=== Problem details ===
Keep the images out and copy every entry below exactly.

=== Records for processing ===
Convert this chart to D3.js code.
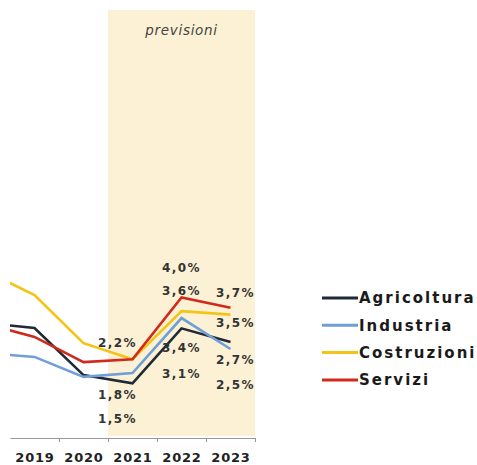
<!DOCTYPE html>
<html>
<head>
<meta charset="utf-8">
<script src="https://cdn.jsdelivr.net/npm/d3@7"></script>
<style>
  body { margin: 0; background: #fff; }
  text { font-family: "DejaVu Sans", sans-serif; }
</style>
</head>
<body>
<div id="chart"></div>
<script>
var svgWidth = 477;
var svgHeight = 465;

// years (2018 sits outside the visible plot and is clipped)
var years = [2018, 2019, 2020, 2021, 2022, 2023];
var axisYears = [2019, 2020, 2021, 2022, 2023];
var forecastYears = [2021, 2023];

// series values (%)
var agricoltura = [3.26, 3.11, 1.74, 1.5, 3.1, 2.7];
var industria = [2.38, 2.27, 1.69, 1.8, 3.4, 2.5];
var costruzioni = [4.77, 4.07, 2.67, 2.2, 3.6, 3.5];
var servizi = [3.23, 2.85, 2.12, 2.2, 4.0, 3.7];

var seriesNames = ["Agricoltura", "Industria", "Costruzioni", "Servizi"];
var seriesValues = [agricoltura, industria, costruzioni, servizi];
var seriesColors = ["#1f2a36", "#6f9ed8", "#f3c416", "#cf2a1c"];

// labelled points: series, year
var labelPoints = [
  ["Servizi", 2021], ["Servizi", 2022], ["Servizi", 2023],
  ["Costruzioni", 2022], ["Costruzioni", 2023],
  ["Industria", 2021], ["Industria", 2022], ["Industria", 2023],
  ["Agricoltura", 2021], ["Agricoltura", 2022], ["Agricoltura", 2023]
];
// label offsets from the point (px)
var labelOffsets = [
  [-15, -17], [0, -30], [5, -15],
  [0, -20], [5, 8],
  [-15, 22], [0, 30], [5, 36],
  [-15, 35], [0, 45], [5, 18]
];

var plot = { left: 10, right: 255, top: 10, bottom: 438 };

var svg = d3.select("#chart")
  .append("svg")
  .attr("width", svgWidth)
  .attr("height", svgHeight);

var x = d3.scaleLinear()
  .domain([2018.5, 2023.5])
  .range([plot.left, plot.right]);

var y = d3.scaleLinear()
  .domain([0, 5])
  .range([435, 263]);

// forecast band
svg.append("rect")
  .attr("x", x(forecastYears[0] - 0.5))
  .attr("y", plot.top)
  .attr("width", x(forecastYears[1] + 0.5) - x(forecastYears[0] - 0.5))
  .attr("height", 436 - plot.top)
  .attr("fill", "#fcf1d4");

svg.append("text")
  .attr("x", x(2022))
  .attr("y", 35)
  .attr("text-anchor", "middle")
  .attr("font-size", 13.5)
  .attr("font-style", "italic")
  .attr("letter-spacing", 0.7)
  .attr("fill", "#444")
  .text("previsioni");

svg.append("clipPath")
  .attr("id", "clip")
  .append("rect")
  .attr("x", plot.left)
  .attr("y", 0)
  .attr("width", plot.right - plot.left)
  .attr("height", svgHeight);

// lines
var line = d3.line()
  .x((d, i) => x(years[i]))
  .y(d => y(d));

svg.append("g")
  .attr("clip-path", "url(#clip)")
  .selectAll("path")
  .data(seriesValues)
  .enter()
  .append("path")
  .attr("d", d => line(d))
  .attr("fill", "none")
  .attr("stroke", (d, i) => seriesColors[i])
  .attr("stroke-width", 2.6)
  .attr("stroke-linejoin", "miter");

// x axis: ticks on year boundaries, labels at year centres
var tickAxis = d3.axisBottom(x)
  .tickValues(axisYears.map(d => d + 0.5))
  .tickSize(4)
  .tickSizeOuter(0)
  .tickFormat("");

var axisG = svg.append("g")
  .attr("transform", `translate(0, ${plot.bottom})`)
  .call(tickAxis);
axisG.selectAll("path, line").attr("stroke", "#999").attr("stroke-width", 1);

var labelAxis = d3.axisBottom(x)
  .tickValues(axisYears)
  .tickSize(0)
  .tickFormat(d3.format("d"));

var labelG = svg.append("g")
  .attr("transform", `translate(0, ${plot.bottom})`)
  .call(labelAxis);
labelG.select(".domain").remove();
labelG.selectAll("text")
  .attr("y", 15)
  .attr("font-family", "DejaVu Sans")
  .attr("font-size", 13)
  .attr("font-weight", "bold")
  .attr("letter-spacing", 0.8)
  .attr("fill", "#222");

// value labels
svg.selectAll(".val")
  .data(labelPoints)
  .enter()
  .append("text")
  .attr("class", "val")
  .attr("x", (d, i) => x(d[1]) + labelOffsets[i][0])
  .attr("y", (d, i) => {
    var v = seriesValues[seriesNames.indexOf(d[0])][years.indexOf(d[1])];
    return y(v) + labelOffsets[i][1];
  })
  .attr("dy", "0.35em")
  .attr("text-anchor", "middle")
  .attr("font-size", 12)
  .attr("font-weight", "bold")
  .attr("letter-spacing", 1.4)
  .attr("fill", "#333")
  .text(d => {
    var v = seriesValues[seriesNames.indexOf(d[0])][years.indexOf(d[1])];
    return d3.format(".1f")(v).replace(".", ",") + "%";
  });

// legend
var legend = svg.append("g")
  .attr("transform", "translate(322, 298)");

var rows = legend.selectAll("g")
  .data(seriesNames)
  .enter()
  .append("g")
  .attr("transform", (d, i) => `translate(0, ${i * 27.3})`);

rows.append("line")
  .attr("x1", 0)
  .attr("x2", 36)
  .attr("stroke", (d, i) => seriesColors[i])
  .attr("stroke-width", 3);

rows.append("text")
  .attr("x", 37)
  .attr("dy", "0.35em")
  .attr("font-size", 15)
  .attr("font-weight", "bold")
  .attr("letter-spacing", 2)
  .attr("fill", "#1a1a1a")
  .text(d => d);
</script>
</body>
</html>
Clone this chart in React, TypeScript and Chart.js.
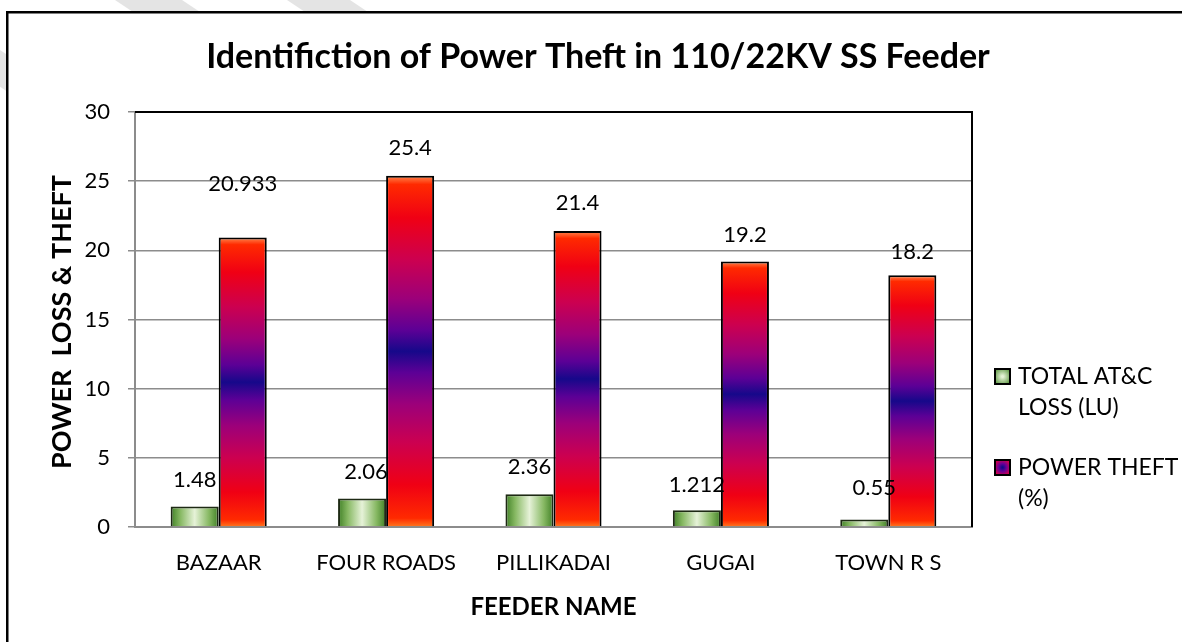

=== Written solution ===
Convert this chart to D3.js code.
<!DOCTYPE html>
<html>
<head>
<meta charset="utf-8">
<script src="https://cdn.jsdelivr.net/npm/d3@7"></script>
<style>
  body { margin: 0; background: #fff; }
  text { font-family: "DejaVu Sans", sans-serif; }
</style>
</head>
<body>
<div id="chart"></div>
<script>
var svgWidth = 477;
var svgHeight = 465;

// years (2018 sits outside the visible plot and is clipped)
var years = [2018, 2019, 2020, 2021, 2022, 2023];
var axisYears = [2019, 2020, 2021, 2022, 2023];
var forecastYears = [2021, 2023];

// series values (%)
var agricoltura = [3.26, 3.11, 1.74, 1.5, 3.1, 2.7];
var industria = [2.38, 2.27, 1.69, 1.8, 3.4, 2.5];
var costruzioni = [4.77, 4.07, 2.67, 2.2, 3.6, 3.5];
var servizi = [3.23, 2.85, 2.12, 2.2, 4.0, 3.7];

var seriesNames = ["Agricoltura", "Industria", "Costruzioni", "Servizi"];
var seriesValues = [agricoltura, industria, costruzioni, servizi];
var seriesColors = ["#1f2a36", "#6f9ed8", "#f3c416", "#cf2a1c"];

// labelled points: series, year
var labelPoints = [
  ["Servizi", 2021], ["Servizi", 2022], ["Servizi", 2023],
  ["Costruzioni", 2022], ["Costruzioni", 2023],
  ["Industria", 2021], ["Industria", 2022], ["Industria", 2023],
  ["Agricoltura", 2021], ["Agricoltura", 2022], ["Agricoltura", 2023]
];
// label offsets from the point (px)
var labelOffsets = [
  [-15, -17], [0, -30], [5, -15],
  [0, -20], [5, 8],
  [-15, 22], [0, 30], [5, 36],
  [-15, 35], [0, 45], [5, 18]
];

var plot = { left: 10, right: 255, top: 10, bottom: 438 };

var svg = d3.select("#chart")
  .append("svg")
  .attr("width", svgWidth)
  .attr("height", svgHeight);

var x = d3.scaleLinear()
  .domain([2018.5, 2023.5])
  .range([plot.left, plot.right]);

var y = d3.scaleLinear()
  .domain([0, 5])
  .range([435, 263]);

// forecast band
svg.append("rect")
  .attr("x", x(forecastYears[0] - 0.5))
  .attr("y", plot.top)
  .attr("width", x(forecastYears[1] + 0.5) - x(forecastYears[0] - 0.5))
  .attr("height", 436 - plot.top)
  .attr("fill", "#fcf1d4");

svg.append("text")
  .attr("x", x(2022))
  .attr("y", 35)
  .attr("text-anchor", "middle")
  .attr("font-size", 13.5)
  .attr("font-style", "italic")
  .attr("letter-spacing", 0.7)
  .attr("fill", "#444")
  .text("previsioni");

svg.append("clipPath")
  .attr("id", "clip")
  .append("rect")
  .attr("x", plot.left)
  .attr("y", 0)
  .attr("width", plot.right - plot.left)
  .attr("height", svgHeight);

// lines
var line = d3.line()
  .x((d, i) => x(years[i]))
  .y(d => y(d));

svg.append("g")
  .attr("clip-path", "url(#clip)")
  .selectAll("path")
  .data(seriesValues)
  .enter()
  .append("path")
  .attr("d", d => line(d))
  .attr("fill", "none")
  .attr("stroke", (d, i) => seriesColors[i])
  .attr("stroke-width", 2.6)
  .attr("stroke-linejoin", "miter");

// x axis: ticks on year boundaries, labels at year centres
var tickAxis = d3.axisBottom(x)
  .tickValues(axisYears.map(d => d + 0.5))
  .tickSize(4)
  .tickSizeOuter(0)
  .tickFormat("");

var axisG = svg.append("g")
  .attr("transform", `translate(0, ${plot.bottom})`)
  .call(tickAxis);
axisG.selectAll("path, line").attr("stroke", "#999").attr("stroke-width", 1);

var labelAxis = d3.axisBottom(x)
  .tickValues(axisYears)
  .tickSize(0)
  .tickFormat(d3.format("d"));

var labelG = svg.append("g")
  .attr("transform", `translate(0, ${plot.bottom})`)
  .call(labelAxis);
labelG.select(".domain").remove();
labelG.selectAll("text")
  .attr("y", 15)
  .attr("font-family", "DejaVu Sans")
  .attr("font-size", 13)
  .attr("font-weight", "bold")
  .attr("letter-spacing", 0.8)
  .attr("fill", "#222");

// value labels
svg.selectAll(".val")
  .data(labelPoints)
  .enter()
  .append("text")
  .attr("class", "val")
  .attr("x", (d, i) => x(d[1]) + labelOffsets[i][0])
  .attr("y", (d, i) => {
    var v = seriesValues[seriesNames.indexOf(d[0])][years.indexOf(d[1])];
    return y(v) + labelOffsets[i][1];
  })
  .attr("dy", "0.35em")
  .attr("text-anchor", "middle")
  .attr("font-size", 12)
  .attr("font-weight", "bold")
  .attr("letter-spacing", 1.4)
  .attr("fill", "#333")
  .text(d => {
    var v = seriesValues[seriesNames.indexOf(d[0])][years.indexOf(d[1])];
    return d3.format(".1f")(v).replace(".", ",") + "%";
  });

// legend
var legend = svg.append("g")
  .attr("transform", "translate(322, 298)");

var rows = legend.selectAll("g")
  .data(seriesNames)
  .enter()
  .append("g")
  .attr("transform", (d, i) => `translate(0, ${i * 27.3})`);

rows.append("line")
  .attr("x1", 0)
  .attr("x2", 36)
  .attr("stroke", (d, i) => seriesColors[i])
  .attr("stroke-width", 3);

rows.append("text")
  .attr("x", 37)
  .attr("dy", "0.35em")
  .attr("font-size", 15)
  .attr("font-weight", "bold")
  .attr("letter-spacing", 2)
  .attr("fill", "#1a1a1a")
  .text(d => d);
</script>
</body>
</html>
Clone this chart in React, TypeScript and Chart.js.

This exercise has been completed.